### SHORT TASK
Find, in the records below, the line that contains "Output the web" and the line that contains "const trunkX = 563;". Copy those two lines and everything between them exactly, but not the pictures.

### MATERIAL SHOWN
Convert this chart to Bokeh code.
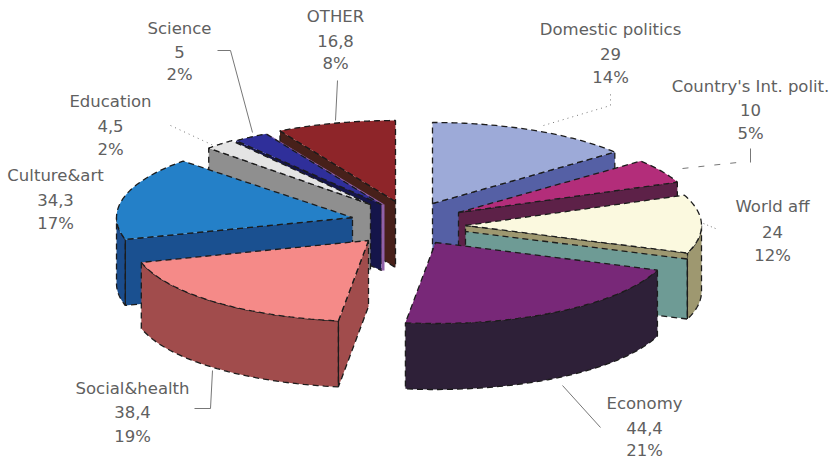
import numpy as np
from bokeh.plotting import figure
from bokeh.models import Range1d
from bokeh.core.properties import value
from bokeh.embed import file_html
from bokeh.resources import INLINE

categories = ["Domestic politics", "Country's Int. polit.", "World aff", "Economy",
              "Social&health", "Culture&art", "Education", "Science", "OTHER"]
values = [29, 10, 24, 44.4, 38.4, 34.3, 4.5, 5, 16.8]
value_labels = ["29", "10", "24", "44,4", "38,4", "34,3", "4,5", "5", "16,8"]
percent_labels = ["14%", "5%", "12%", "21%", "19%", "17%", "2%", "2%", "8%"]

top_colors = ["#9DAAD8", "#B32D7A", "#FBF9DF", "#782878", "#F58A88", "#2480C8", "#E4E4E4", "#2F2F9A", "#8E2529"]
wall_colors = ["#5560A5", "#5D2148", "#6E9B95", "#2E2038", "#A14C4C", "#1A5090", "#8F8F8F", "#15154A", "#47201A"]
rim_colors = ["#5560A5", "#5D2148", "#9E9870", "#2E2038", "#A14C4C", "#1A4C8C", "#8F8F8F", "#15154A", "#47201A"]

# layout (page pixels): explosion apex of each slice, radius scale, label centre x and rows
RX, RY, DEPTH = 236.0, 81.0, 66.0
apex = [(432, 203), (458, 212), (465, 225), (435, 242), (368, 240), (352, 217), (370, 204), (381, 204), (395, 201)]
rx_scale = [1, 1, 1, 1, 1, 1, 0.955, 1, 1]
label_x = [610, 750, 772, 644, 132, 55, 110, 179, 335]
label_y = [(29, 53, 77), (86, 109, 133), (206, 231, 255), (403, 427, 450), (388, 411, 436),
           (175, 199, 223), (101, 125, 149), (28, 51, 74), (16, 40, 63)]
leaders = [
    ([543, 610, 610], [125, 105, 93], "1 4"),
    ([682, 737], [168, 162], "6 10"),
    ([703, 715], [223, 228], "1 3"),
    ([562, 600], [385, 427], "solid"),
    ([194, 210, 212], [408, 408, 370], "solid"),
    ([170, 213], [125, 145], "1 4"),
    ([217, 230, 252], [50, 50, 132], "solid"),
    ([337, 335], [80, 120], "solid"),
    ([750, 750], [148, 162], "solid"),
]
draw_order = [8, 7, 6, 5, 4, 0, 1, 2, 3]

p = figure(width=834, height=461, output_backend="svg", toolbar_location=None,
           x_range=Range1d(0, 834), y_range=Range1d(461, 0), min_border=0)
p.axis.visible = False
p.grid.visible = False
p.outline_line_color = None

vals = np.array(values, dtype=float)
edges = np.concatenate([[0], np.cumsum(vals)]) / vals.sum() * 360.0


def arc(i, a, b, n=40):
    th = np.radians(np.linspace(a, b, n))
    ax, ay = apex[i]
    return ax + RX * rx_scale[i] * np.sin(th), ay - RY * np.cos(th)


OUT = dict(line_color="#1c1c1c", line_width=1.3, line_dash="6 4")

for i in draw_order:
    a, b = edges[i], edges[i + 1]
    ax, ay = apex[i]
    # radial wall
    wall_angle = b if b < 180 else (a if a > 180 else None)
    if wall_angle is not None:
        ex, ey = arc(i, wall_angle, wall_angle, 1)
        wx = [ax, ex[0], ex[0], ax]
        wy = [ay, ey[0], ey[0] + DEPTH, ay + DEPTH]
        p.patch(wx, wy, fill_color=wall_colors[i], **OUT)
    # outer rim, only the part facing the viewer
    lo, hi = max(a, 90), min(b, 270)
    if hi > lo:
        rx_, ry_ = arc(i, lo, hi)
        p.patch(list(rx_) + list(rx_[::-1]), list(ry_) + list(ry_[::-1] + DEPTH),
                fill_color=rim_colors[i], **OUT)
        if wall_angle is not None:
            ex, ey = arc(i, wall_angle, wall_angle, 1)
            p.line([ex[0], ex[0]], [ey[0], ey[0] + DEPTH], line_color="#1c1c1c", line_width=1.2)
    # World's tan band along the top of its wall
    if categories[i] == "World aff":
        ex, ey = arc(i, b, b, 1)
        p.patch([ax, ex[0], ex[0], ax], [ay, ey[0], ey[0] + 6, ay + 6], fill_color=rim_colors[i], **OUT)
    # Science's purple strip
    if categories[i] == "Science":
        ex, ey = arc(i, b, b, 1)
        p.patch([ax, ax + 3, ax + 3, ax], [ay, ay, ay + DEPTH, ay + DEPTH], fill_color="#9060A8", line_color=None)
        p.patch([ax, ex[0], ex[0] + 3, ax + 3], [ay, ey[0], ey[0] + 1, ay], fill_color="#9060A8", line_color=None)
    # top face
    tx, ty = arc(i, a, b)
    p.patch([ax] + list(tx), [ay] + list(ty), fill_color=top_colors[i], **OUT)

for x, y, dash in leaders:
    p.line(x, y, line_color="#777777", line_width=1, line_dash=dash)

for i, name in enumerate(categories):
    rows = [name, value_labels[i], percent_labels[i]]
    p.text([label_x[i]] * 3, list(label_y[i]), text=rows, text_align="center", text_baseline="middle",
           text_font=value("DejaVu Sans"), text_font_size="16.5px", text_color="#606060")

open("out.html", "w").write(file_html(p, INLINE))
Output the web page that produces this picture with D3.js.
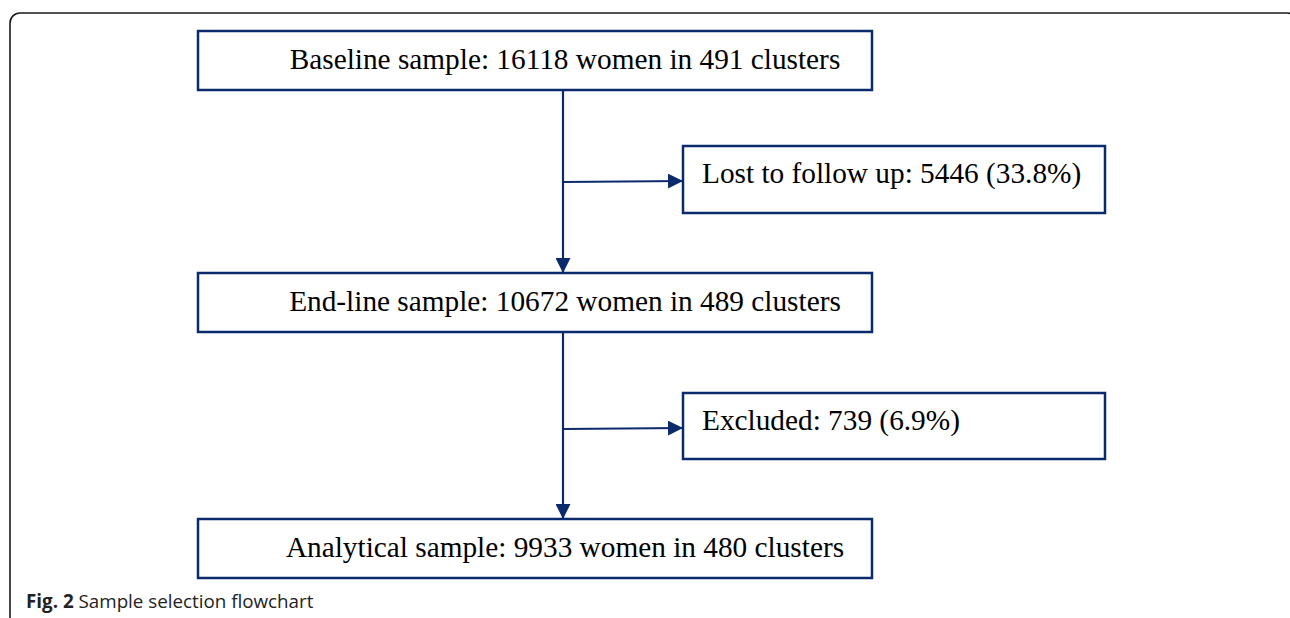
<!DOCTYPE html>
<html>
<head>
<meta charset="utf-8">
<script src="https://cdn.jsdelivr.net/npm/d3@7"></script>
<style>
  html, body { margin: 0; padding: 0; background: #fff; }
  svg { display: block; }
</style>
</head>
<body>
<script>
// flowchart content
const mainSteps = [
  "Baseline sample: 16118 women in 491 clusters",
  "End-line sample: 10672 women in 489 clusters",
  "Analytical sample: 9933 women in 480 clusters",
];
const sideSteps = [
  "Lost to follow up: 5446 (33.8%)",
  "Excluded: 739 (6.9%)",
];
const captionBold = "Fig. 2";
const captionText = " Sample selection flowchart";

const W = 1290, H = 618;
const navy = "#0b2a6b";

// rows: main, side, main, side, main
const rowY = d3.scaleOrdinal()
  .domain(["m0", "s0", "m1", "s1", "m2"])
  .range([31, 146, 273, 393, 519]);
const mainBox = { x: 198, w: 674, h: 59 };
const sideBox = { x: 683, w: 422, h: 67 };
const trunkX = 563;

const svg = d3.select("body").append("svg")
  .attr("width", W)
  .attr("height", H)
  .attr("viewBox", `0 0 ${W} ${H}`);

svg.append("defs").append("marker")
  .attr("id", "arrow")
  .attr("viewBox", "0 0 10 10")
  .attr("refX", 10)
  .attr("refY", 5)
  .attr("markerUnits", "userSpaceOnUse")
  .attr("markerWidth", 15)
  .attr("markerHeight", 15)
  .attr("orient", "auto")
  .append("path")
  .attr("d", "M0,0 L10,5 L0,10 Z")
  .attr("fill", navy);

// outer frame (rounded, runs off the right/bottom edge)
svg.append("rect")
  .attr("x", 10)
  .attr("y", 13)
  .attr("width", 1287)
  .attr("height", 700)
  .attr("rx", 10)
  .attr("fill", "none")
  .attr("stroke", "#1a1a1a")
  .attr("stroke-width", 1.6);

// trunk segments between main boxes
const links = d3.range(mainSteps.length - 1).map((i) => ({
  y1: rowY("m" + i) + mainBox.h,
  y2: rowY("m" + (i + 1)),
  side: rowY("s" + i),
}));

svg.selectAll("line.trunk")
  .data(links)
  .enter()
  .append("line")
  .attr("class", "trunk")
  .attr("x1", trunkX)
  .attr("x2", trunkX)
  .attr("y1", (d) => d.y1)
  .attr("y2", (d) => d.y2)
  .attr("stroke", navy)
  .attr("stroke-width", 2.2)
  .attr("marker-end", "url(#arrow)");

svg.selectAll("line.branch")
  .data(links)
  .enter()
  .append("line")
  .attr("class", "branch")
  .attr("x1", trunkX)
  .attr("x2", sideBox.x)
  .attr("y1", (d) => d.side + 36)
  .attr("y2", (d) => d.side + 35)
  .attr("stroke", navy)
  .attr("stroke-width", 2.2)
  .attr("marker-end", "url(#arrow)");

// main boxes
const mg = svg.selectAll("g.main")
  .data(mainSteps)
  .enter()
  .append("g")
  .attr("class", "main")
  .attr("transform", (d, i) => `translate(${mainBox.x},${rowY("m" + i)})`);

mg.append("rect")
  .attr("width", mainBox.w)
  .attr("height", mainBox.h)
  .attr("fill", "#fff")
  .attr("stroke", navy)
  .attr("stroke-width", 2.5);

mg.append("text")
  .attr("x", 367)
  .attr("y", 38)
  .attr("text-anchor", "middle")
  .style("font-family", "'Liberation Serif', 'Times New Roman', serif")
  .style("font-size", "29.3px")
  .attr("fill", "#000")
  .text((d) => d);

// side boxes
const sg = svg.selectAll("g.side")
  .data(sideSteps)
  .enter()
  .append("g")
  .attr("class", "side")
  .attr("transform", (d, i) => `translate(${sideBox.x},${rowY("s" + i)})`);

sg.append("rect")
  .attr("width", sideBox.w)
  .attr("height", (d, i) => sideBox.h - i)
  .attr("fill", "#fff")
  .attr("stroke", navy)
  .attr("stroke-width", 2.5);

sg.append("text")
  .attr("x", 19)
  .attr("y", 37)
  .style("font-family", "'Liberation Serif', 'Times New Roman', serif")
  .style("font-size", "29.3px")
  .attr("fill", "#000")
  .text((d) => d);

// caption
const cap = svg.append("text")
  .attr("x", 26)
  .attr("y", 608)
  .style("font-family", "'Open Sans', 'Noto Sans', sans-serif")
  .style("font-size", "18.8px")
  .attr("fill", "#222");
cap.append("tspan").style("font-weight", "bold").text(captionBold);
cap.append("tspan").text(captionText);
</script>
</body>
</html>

### RIGHT ANSWER
Output the web page that produces this picture with D3.js.
<!DOCTYPE html>
<html>
<head>
<meta charset="utf-8">
<script src="https://cdn.jsdelivr.net/npm/d3@7"></script>
<style>
  html, body { margin: 0; padding: 0; background: #fff; }
  svg { display: block; }
</style>
</head>
<body>
<script>
// flowchart content
const mainSteps = [
  "Baseline sample: 16118 women in 491 clusters",
  "End-line sample: 10672 women in 489 clusters",
  "Analytical sample: 9933 women in 480 clusters",
];
const sideSteps = [
  "Lost to follow up: 5446 (33.8%)",
  "Excluded: 739 (6.9%)",
];
const captionBold = "Fig. 2";
const captionText = " Sample selection flowchart";

const W = 1290, H = 618;
const navy = "#0b2a6b";

// rows: main, side, main, side, main
const rowY = d3.scaleOrdinal()
  .domain(["m0", "s0", "m1", "s1", "m2"])
  .range([31, 146, 273, 393, 519]);
const mainBox = { x: 198, w: 674, h: 59 };
const sideBox = { x: 683, w: 422, h: 67 };
const trunkX = 563;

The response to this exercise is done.